This article originally appeared in the February 2013 issue.
By James Tackett
James Tackett is with The Paperless Hymnal, www.paperlesshymnal.com.
When most of us went to church not many years ago, we expected to sit in a pew, take a hymnal from the rack in front of us, and sing along with the song director. For some of us, there might be a “special” song, when we were presented with a solo or a number by the choir. But, most of the time, the folks in the pews sang along, reading at least the words and possibly the music from the songbook. Public schools taught everyone some music, so the music in the hymnal looked familiar and reassuring as we added our voices to the singing. The old song “Poppa Sang Bass” meant something to us as we sang bass, tenor, alto, and lead to those familiar songs. The beautiful harmony created by the voices of those present could be heard as the result of the cooperative effort.
Depending on where we choose to worship today, the Sunday worship service may look and sound the same as it did back then or it may be entirely different. With the advent of the digital projector and modern presentation software, that pew hymnal may not even exist. There may be a band or praise team up front leading the congregation in worship while the words of the latest contemporary songs are projected against a background of a flowing stream, beautiful sunset, or someone raising their hands to the sky. Those of us in the pew are expected to follow along as best we can, while only those leading the worship enjoy the benefit of printed music and rehearsals to guide them.
The presentation software available from the beginning was graphic and text oriented, and many of these products provided easy access to the lyrics of thousands of songs, both old and new, so that is what started showing up on screens in churches everywhere. Since the majority of the change was fueled by the younger tech-savvy generation, they brought with them the music most familiar to them. As a consequence, the “greatest generation” was forced to abandon the music notation so familiar to them and worship in the style of those steering the change. It was technology that provided the greatest vehicle for much of this change. We accepted it and its implementation because of the flexibility and usefulness it afforded. Congregations had limits of acceptability, cost, and resources as they each dealt with these changes.
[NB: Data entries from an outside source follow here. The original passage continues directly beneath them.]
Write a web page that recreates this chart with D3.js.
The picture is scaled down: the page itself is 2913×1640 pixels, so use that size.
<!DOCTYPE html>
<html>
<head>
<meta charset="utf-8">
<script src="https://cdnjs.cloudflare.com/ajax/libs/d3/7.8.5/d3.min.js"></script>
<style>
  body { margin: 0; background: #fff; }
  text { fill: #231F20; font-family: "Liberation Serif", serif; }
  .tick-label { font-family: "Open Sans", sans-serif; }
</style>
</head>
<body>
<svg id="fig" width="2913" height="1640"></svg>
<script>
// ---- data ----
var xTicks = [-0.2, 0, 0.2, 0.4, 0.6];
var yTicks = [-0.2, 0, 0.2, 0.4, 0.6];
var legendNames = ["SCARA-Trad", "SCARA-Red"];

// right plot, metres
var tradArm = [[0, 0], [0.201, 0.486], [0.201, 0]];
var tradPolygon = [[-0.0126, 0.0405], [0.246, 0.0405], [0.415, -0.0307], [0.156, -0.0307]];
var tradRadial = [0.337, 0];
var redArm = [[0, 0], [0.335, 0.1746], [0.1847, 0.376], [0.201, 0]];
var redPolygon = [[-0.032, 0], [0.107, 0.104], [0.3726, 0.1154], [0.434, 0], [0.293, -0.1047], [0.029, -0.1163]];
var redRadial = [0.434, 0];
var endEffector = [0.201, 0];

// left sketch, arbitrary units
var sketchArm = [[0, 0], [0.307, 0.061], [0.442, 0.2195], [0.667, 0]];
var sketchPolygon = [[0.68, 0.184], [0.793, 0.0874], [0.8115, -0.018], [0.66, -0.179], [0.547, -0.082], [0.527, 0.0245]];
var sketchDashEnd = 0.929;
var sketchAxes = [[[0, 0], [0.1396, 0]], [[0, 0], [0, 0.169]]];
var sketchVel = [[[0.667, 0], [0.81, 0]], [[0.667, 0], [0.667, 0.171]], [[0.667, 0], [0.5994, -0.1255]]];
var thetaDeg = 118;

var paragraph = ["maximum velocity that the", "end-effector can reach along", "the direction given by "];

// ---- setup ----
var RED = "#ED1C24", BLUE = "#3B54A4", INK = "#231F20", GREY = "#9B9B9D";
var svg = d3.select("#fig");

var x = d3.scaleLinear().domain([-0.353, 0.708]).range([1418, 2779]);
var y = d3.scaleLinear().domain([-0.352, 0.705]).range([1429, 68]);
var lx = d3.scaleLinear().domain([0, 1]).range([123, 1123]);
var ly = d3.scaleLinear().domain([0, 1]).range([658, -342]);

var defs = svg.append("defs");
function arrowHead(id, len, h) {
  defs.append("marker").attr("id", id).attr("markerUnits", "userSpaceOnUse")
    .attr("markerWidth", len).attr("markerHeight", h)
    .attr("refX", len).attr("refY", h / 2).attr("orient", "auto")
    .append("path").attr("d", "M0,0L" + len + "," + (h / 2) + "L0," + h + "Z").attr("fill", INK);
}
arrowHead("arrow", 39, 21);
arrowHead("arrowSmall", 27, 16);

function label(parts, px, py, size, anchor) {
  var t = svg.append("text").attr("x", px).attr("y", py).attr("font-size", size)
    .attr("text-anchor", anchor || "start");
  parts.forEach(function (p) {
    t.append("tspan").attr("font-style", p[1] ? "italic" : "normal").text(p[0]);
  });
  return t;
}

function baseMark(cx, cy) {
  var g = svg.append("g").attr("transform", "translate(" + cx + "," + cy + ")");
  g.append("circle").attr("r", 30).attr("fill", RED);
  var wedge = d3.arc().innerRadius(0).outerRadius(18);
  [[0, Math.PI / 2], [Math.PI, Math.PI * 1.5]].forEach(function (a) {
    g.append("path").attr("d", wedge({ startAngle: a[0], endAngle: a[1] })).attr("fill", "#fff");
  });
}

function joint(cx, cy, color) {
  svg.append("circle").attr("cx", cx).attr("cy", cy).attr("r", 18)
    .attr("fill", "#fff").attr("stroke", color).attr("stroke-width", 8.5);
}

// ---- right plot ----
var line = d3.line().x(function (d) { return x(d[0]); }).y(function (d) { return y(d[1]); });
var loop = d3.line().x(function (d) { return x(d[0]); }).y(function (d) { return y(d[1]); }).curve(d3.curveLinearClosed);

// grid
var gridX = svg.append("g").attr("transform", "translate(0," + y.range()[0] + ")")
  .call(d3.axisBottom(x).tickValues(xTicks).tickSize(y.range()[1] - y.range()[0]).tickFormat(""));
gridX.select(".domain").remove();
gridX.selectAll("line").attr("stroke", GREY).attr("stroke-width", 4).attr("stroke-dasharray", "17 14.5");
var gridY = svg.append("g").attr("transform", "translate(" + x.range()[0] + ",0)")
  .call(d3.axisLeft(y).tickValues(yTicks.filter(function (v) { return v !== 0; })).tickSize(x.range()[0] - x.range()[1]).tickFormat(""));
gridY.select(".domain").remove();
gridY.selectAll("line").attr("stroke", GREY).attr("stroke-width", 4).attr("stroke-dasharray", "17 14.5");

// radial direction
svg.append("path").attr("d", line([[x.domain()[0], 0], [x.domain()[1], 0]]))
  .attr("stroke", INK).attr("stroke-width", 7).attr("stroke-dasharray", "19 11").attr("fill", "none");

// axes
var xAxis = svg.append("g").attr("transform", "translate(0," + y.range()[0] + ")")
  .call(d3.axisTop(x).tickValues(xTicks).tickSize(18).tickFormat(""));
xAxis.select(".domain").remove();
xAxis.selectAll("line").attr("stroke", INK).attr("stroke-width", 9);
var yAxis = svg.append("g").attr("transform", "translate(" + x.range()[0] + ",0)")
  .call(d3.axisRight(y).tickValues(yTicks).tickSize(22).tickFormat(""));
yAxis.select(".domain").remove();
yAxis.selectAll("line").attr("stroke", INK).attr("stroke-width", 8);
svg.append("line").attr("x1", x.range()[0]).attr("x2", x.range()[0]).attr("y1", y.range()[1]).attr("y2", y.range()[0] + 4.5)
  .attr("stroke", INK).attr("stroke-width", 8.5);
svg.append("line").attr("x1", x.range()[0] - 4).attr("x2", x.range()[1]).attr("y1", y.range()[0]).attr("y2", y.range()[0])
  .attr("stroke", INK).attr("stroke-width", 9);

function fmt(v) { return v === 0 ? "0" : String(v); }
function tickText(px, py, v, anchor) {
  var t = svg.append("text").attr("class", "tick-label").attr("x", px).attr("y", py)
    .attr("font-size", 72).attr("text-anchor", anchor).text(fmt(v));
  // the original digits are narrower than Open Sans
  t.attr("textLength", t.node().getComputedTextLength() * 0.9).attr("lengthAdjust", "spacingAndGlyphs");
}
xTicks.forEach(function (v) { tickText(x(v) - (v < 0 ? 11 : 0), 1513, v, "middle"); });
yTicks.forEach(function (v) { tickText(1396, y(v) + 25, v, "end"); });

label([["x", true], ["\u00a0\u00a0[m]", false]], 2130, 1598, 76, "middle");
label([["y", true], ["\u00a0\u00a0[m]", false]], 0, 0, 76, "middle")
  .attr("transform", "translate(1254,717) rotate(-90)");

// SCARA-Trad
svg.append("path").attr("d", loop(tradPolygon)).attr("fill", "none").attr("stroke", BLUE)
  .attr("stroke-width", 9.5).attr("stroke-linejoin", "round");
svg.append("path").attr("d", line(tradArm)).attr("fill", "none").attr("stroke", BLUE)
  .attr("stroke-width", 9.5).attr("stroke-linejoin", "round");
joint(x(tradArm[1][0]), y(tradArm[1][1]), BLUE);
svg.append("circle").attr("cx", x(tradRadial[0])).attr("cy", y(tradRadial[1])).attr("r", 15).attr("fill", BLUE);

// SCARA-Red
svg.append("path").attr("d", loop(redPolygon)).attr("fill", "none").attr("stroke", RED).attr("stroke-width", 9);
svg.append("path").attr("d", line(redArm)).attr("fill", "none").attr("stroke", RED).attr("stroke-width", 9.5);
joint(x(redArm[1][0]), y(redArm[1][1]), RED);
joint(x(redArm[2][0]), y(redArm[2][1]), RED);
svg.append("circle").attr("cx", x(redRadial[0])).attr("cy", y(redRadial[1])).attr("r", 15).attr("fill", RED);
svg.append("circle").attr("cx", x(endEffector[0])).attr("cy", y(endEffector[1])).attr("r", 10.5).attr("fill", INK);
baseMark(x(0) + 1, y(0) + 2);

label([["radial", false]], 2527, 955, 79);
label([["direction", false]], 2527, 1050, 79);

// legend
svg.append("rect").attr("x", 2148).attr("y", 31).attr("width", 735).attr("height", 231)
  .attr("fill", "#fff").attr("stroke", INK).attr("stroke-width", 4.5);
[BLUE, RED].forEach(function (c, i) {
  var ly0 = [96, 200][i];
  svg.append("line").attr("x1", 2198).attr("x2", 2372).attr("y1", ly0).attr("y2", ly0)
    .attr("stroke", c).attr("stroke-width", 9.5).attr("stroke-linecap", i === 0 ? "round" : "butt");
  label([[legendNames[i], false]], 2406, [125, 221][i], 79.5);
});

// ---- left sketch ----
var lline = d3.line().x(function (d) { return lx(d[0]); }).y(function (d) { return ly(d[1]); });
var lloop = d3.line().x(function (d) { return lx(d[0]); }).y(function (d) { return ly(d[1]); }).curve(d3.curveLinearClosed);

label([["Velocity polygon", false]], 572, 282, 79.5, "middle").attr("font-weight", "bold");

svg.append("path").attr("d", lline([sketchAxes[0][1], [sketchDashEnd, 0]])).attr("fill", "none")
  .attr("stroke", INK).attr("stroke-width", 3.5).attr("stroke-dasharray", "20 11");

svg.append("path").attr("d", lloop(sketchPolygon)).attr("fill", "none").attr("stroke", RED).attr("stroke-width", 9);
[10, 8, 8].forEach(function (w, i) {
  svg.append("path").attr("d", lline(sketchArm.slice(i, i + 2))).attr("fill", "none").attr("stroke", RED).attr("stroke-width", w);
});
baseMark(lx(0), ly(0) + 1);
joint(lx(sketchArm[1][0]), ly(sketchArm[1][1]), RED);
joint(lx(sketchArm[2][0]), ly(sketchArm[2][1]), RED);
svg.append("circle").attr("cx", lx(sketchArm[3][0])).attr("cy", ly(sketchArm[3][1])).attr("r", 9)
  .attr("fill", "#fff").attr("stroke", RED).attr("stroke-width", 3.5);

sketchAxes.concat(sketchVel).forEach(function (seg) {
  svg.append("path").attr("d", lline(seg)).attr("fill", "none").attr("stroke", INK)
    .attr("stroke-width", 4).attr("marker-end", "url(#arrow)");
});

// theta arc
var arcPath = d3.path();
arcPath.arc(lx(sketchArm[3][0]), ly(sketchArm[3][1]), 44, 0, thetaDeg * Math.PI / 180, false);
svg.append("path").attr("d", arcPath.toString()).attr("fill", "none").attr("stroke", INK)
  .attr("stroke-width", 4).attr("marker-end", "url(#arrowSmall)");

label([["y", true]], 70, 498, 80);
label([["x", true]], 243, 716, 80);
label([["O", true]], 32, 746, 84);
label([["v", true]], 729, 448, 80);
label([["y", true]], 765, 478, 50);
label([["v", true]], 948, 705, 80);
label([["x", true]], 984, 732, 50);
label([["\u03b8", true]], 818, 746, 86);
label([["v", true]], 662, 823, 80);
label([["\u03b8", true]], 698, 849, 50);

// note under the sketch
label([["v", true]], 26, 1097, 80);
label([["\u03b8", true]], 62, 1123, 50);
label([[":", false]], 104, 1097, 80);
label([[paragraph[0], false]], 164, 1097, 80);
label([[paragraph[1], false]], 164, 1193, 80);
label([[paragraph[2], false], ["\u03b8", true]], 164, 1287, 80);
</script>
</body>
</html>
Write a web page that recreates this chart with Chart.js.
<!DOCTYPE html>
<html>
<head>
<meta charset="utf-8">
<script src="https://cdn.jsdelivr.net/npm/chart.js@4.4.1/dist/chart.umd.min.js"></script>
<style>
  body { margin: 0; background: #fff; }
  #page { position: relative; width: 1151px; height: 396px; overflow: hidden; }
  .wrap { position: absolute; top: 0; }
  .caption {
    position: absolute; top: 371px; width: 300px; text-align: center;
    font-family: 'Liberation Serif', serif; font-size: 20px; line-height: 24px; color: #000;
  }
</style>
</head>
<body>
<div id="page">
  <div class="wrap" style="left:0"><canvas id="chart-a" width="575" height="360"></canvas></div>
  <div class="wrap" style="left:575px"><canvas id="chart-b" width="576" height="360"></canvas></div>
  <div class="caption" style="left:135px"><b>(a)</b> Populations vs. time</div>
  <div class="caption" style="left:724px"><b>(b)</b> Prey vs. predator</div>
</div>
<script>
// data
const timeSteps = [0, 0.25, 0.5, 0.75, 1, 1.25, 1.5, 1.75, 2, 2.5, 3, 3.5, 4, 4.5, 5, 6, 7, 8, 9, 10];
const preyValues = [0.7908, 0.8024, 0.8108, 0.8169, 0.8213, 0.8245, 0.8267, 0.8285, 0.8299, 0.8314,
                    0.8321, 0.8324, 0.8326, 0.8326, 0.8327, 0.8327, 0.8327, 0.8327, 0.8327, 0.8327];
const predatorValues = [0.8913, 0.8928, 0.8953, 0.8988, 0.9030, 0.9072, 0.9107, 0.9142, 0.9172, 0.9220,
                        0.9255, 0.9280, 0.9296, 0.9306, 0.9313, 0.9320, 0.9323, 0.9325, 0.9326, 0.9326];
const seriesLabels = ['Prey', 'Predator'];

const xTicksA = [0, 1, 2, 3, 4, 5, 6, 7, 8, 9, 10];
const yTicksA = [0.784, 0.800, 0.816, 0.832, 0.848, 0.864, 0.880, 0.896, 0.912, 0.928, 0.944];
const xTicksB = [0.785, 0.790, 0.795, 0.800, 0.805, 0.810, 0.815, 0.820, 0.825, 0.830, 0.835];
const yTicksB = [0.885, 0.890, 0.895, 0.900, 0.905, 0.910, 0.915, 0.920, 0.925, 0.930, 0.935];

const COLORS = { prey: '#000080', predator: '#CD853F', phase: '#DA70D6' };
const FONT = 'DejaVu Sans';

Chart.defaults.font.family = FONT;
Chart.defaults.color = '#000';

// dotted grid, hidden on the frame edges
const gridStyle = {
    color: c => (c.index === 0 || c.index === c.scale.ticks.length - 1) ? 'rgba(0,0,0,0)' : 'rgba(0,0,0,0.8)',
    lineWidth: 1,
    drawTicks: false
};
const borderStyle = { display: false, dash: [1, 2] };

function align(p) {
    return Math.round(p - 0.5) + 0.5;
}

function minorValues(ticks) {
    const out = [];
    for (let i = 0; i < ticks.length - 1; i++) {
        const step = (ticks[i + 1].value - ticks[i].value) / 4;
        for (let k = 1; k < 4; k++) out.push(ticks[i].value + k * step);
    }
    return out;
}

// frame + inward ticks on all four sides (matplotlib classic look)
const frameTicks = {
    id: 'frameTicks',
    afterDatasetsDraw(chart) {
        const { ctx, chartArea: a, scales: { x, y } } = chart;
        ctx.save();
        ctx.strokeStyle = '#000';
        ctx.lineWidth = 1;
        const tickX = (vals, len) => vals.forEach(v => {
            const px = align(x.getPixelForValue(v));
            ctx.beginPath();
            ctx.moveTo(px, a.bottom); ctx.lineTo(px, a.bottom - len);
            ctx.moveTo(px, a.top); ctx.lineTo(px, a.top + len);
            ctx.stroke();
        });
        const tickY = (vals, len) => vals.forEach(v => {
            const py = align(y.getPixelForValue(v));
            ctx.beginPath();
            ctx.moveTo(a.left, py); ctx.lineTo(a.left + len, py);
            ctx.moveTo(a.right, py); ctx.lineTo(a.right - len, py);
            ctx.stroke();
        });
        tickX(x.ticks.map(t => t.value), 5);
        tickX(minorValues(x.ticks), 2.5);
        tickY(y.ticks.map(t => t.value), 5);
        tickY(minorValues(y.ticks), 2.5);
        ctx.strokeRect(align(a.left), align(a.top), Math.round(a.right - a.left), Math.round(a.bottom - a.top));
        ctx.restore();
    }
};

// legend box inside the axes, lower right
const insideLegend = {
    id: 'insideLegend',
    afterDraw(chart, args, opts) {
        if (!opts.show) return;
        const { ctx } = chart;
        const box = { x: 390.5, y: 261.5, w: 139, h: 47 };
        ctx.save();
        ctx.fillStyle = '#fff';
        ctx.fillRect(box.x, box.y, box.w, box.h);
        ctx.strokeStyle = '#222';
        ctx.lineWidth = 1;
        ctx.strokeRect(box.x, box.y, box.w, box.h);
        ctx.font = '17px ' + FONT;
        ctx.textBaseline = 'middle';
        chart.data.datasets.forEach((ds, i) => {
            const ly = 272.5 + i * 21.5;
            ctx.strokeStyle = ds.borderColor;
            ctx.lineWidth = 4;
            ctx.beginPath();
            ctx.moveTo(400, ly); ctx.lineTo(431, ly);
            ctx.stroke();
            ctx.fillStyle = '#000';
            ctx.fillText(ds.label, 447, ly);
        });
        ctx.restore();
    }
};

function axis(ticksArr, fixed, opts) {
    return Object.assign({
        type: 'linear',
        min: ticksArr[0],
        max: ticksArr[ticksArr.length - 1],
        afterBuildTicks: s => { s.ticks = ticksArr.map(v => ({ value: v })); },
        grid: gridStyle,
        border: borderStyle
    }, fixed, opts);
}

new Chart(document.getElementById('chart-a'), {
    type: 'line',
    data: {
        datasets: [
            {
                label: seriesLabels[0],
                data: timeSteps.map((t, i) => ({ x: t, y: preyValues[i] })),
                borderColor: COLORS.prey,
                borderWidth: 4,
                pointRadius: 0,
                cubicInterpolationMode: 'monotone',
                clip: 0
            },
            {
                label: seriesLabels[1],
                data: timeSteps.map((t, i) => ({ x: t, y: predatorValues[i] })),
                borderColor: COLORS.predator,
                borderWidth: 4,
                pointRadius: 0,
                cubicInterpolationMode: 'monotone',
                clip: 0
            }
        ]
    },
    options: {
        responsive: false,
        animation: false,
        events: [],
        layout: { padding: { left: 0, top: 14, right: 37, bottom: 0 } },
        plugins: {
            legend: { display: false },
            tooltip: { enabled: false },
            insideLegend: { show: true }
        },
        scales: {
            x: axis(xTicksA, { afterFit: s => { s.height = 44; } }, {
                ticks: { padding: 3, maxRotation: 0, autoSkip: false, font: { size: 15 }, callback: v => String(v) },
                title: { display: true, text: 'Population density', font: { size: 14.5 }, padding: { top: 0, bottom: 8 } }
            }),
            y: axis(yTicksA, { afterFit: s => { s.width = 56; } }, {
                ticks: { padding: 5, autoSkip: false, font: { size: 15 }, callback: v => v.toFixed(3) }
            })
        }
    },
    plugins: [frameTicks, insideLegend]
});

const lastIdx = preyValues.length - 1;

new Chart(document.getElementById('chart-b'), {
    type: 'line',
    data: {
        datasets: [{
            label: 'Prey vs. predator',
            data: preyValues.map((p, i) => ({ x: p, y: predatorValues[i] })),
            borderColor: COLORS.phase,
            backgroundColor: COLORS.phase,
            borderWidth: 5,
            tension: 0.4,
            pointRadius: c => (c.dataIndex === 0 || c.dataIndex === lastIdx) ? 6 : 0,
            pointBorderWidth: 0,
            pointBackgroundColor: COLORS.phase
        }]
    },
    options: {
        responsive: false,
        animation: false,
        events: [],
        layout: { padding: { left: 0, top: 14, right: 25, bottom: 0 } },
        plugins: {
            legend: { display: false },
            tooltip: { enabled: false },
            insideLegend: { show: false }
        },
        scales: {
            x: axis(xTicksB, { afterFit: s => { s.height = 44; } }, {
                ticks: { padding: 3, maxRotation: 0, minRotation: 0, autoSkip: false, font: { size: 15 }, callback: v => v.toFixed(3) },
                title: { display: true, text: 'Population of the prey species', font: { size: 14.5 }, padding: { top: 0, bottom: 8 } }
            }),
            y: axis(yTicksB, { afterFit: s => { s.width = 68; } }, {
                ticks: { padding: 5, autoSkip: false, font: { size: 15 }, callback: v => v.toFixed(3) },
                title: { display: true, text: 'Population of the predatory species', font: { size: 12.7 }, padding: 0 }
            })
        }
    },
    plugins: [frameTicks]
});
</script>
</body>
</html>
I direct singing at an a cappella congregation in Central Texas. Instead of following in the footsteps of other congregations in the area, we decided to make our own slides and project not only the lyrics but also the music notation. The folks who wanted to expand beyond the songbook were happy with the availability of newer songs, and those who still wanted to see the music were blessed with an innovation easy for them to accept. Others had the same idea, and, from that initiative, several companies were born to supply slide material with both lyrics and music notation.
The intentions at these companies were not to turn the clock back on worship changes but to provide the missing resources absent from the beginning of this technology-driven era. Churches who struggle with the constant demand to enter the 21st Century techno age may find the material provided by these companies to be the very answer to make the new visual systems useful for them. All of these companies do their best to publish the best of the new and the past.
For churches that have traditionally used songbooks and have not embraced projected hymns, the main comment heard from them upon implementation of projected hymns with music notation is the fact that there is an immediate improvement in their singing. People are looking up and no longer have their heads buried in a book. Many older people are the first to express acceptance because they no longer need to hold a heavy book with print too small to read easily. Mothers no longer have to fight with younger children over the purpose of the songbook. Growing congregations find that everyone can see the music without buying new songbooks. Song directors are given a greater flexibility as they construct their worship service each Sunday.
Churches with musically educated members that used lyrics-only presentations have found that projecting both lyrics and music notation is the very tool they need to gain back the rich harmonies lost in their congregational singing due to the absence of music notation. They now introduce new songs with an assured confidence. They can continue to sing the old classics and hear the rich harmonies that were once present and now enjoy the harmonies found in the contemporary songs.
Music notation served us well in the past and it can continue to serve us in our churches, now and in the future. It shouldn’t be available to only those leading the worship when it can be available for everyone.